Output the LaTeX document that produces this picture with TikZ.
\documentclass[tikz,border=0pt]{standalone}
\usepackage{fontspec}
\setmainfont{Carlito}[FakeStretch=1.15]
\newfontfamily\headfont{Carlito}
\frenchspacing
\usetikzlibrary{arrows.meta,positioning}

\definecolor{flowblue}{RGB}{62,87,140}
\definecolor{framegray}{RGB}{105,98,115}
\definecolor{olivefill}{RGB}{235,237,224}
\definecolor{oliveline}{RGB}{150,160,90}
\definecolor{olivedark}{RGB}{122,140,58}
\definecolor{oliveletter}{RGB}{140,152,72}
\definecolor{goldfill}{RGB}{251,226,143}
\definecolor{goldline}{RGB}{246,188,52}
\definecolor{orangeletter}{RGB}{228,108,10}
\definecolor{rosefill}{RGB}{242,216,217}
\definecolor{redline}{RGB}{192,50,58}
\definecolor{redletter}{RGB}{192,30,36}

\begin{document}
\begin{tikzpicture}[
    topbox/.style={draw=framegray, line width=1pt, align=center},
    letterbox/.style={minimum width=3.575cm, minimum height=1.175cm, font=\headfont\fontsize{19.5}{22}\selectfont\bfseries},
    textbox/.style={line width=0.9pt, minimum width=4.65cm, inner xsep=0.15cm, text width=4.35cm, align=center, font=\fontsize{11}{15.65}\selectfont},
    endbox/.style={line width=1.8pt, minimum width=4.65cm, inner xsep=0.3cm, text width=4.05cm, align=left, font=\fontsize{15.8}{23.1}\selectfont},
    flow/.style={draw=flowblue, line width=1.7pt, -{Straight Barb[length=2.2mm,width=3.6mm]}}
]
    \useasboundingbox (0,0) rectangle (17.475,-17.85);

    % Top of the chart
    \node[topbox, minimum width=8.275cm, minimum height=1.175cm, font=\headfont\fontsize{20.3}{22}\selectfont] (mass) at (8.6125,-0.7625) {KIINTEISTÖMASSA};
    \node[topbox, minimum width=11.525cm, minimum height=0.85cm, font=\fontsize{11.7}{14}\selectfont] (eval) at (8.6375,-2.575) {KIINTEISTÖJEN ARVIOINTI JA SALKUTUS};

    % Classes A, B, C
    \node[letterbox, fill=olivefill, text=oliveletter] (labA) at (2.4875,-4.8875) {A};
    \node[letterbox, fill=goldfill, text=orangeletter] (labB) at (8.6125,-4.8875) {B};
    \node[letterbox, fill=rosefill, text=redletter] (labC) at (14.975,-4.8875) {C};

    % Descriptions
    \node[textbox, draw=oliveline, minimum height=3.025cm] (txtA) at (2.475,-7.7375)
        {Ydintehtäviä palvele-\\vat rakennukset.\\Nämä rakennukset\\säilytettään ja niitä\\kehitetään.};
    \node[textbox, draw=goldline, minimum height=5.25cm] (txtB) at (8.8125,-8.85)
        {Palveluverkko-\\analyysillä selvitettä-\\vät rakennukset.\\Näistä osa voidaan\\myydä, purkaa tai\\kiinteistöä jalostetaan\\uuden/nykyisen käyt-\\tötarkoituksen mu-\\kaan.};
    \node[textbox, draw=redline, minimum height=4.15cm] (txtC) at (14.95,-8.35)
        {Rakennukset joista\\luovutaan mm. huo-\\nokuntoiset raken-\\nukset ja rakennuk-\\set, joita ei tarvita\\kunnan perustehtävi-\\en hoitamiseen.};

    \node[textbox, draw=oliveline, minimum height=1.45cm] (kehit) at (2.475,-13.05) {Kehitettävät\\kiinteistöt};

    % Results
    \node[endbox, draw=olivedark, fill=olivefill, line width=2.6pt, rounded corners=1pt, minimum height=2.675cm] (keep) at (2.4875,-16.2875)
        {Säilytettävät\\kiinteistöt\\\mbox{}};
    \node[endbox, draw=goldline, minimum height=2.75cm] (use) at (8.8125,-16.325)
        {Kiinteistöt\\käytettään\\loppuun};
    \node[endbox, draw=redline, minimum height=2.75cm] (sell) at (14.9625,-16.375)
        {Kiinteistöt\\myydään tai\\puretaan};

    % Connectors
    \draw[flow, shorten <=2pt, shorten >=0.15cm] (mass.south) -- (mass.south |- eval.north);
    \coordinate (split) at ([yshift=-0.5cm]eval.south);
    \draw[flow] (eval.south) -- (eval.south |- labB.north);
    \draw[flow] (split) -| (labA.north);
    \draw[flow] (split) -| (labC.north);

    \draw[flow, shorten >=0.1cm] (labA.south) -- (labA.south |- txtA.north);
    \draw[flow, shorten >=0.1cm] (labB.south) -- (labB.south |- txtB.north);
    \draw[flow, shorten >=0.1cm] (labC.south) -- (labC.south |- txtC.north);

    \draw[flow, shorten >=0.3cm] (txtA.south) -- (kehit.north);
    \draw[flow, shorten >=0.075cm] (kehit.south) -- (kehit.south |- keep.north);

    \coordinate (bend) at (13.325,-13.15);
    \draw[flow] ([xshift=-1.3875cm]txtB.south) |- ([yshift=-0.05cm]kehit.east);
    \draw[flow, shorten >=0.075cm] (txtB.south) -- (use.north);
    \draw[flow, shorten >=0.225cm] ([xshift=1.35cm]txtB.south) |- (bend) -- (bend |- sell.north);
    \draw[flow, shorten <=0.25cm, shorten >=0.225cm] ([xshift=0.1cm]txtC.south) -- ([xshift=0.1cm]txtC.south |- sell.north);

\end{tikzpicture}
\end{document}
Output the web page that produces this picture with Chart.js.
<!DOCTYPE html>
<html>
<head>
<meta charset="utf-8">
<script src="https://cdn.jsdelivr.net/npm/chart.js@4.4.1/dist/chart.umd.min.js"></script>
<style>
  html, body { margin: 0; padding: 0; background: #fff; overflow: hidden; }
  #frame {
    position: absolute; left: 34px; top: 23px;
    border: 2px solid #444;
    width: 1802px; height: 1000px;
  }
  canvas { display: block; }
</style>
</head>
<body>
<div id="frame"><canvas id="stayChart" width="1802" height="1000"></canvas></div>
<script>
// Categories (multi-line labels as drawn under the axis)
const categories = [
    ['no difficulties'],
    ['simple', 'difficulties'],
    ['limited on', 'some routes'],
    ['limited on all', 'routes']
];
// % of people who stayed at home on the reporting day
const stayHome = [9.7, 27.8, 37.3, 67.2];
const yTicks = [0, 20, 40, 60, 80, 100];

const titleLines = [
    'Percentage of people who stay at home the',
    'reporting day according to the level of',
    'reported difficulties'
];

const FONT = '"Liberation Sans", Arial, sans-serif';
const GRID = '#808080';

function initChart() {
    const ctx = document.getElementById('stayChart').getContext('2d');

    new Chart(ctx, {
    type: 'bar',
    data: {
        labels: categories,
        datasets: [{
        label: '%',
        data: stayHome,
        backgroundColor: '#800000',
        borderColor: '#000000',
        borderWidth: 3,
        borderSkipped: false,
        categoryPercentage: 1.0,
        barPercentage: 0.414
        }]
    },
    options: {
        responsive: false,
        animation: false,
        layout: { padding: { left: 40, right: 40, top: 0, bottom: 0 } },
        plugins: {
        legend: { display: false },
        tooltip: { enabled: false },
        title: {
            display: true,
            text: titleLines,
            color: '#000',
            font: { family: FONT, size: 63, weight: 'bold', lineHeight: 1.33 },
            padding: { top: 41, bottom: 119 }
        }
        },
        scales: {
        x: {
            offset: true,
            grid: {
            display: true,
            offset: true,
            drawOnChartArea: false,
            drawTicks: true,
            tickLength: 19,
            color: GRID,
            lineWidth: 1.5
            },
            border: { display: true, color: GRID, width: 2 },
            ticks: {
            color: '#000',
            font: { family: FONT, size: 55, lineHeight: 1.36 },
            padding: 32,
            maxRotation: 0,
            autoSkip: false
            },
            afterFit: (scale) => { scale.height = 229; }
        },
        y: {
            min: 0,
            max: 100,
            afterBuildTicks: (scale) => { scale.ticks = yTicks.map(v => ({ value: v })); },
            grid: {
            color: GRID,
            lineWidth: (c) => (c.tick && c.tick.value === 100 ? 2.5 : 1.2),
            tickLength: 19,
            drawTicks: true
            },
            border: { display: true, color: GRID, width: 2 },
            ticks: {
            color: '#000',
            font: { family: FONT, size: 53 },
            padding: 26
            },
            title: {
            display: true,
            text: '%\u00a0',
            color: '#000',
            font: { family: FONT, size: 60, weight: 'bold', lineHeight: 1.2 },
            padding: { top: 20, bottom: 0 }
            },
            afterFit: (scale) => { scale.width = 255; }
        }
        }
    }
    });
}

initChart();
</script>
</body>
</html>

────────────────

### [Given problem]
Set down, exactly as written, each line of the data from its opening line through the one containing "(0,0) rectangle (17.475,-17.85);". Output nothing more.

### [Exercise answer]
Output the LaTeX document that produces this picture with TikZ.
\documentclass[tikz,border=0pt]{standalone}
\usepackage{fontspec}
\setmainfont{Carlito}[FakeStretch=1.15]
\newfontfamily\headfont{Carlito}
\frenchspacing
\usetikzlibrary{arrows.meta,positioning}

\definecolor{flowblue}{RGB}{62,87,140}
\definecolor{framegray}{RGB}{105,98,115}
\definecolor{olivefill}{RGB}{235,237,224}
\definecolor{oliveline}{RGB}{150,160,90}
\definecolor{olivedark}{RGB}{122,140,58}
\definecolor{oliveletter}{RGB}{140,152,72}
\definecolor{goldfill}{RGB}{251,226,143}
\definecolor{goldline}{RGB}{246,188,52}
\definecolor{orangeletter}{RGB}{228,108,10}
\definecolor{rosefill}{RGB}{242,216,217}
\definecolor{redline}{RGB}{192,50,58}
\definecolor{redletter}{RGB}{192,30,36}

\begin{document}
\begin{tikzpicture}[
    topbox/.style={draw=framegray, line width=1pt, align=center},
    letterbox/.style={minimum width=3.575cm, minimum height=1.175cm, font=\headfont\fontsize{19.5}{22}\selectfont\bfseries},
    textbox/.style={line width=0.9pt, minimum width=4.65cm, inner xsep=0.15cm, text width=4.35cm, align=center, font=\fontsize{11}{15.65}\selectfont},
    endbox/.style={line width=1.8pt, minimum width=4.65cm, inner xsep=0.3cm, text width=4.05cm, align=left, font=\fontsize{15.8}{23.1}\selectfont},
    flow/.style={draw=flowblue, line width=1.7pt, -{Straight Barb[length=2.2mm,width=3.6mm]}}
]
    \useasboundingbox (0,0) rectangle (17.475,-17.85);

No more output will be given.